> TASK DESCRIPTION: Reproduce the listing below in full and without alteration, apart from its pictures.
* BEGIN DATA SEGMENT *
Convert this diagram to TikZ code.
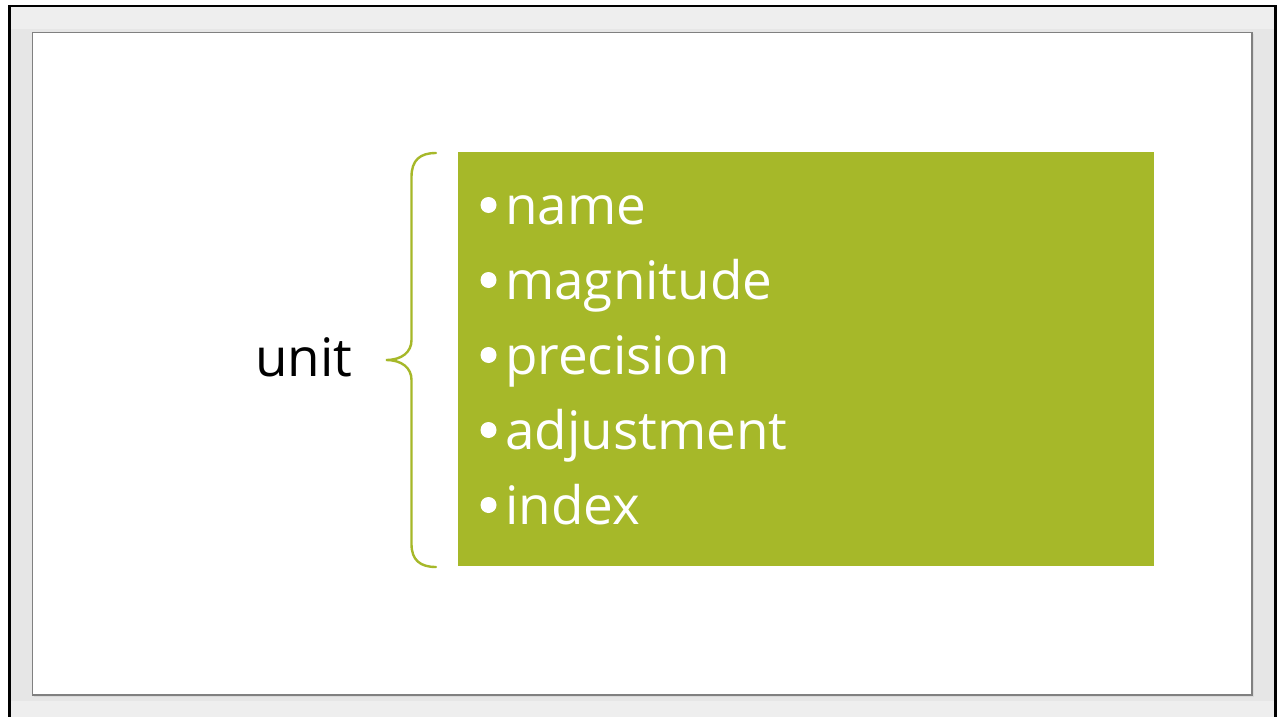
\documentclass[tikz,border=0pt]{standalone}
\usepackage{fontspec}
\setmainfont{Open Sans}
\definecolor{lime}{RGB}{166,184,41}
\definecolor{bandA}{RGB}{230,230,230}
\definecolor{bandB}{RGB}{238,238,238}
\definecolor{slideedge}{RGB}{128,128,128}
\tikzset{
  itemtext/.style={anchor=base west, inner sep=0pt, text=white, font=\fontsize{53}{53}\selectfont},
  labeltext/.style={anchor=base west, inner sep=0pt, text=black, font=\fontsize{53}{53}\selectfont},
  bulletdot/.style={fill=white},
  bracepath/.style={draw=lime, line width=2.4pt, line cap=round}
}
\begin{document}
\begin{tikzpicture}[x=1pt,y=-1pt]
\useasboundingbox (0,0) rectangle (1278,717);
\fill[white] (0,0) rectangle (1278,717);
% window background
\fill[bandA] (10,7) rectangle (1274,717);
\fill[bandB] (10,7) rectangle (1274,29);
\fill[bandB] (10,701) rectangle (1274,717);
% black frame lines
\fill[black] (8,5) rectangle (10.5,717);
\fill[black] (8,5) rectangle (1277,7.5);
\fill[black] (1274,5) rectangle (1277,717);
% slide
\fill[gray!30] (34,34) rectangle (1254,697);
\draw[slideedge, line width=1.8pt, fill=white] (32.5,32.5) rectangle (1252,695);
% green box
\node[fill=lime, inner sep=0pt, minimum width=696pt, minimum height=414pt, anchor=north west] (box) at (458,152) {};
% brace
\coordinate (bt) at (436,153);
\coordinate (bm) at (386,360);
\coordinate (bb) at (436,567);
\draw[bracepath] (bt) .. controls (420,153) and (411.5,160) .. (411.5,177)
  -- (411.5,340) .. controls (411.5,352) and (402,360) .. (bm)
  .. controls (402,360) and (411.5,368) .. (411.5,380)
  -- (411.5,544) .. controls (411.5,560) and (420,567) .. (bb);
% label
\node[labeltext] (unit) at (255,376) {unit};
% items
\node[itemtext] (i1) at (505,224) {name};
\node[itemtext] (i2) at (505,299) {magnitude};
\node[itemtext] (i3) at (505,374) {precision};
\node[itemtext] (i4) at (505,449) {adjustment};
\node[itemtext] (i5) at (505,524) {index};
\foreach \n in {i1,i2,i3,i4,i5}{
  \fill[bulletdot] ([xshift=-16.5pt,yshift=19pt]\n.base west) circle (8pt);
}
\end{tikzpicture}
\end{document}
* END DATA SEGMENT *
> OUTPUT BELOW:
Convert this diagram to TikZ code.
\documentclass[tikz,border=0pt]{standalone}
\usepackage{fontspec}
\setmainfont{Open Sans}
\definecolor{lime}{RGB}{166,184,41}
\definecolor{bandA}{RGB}{230,230,230}
\definecolor{bandB}{RGB}{238,238,238}
\definecolor{slideedge}{RGB}{128,128,128}
\tikzset{
  itemtext/.style={anchor=base west, inner sep=0pt, text=white, font=\fontsize{53}{53}\selectfont},
  labeltext/.style={anchor=base west, inner sep=0pt, text=black, font=\fontsize{53}{53}\selectfont},
  bulletdot/.style={fill=white},
  bracepath/.style={draw=lime, line width=2.4pt, line cap=round}
}
\begin{document}
\begin{tikzpicture}[x=1pt,y=-1pt]
\useasboundingbox (0,0) rectangle (1278,717);
\fill[white] (0,0) rectangle (1278,717);
% window background
\fill[bandA] (10,7) rectangle (1274,717);
\fill[bandB] (10,7) rectangle (1274,29);
\fill[bandB] (10,701) rectangle (1274,717);
% black frame lines
\fill[black] (8,5) rectangle (10.5,717);
\fill[black] (8,5) rectangle (1277,7.5);
\fill[black] (1274,5) rectangle (1277,717);
% slide
\fill[gray!30] (34,34) rectangle (1254,697);
\draw[slideedge, line width=1.8pt, fill=white] (32.5,32.5) rectangle (1252,695);
% green box
\node[fill=lime, inner sep=0pt, minimum width=696pt, minimum height=414pt, anchor=north west] (box) at (458,152) {};
% brace
\coordinate (bt) at (436,153);
\coordinate (bm) at (386,360);
\coordinate (bb) at (436,567);
\draw[bracepath] (bt) .. controls (420,153) and (411.5,160) .. (411.5,177)
  -- (411.5,340) .. controls (411.5,352) and (402,360) .. (bm)
  .. controls (402,360) and (411.5,368) .. (411.5,380)
  -- (411.5,544) .. controls (411.5,560) and (420,567) .. (bb);
% label
\node[labeltext] (unit) at (255,376) {unit};
% items
\node[itemtext] (i1) at (505,224) {name};
\node[itemtext] (i2) at (505,299) {magnitude};
\node[itemtext] (i3) at (505,374) {precision};
\node[itemtext] (i4) at (505,449) {adjustment};
\node[itemtext] (i5) at (505,524) {index};
\foreach \n in {i1,i2,i3,i4,i5}{
  \fill[bulletdot] ([xshift=-16.5pt,yshift=19pt]\n.base west) circle (8pt);
}
\end{tikzpicture}
\end{document}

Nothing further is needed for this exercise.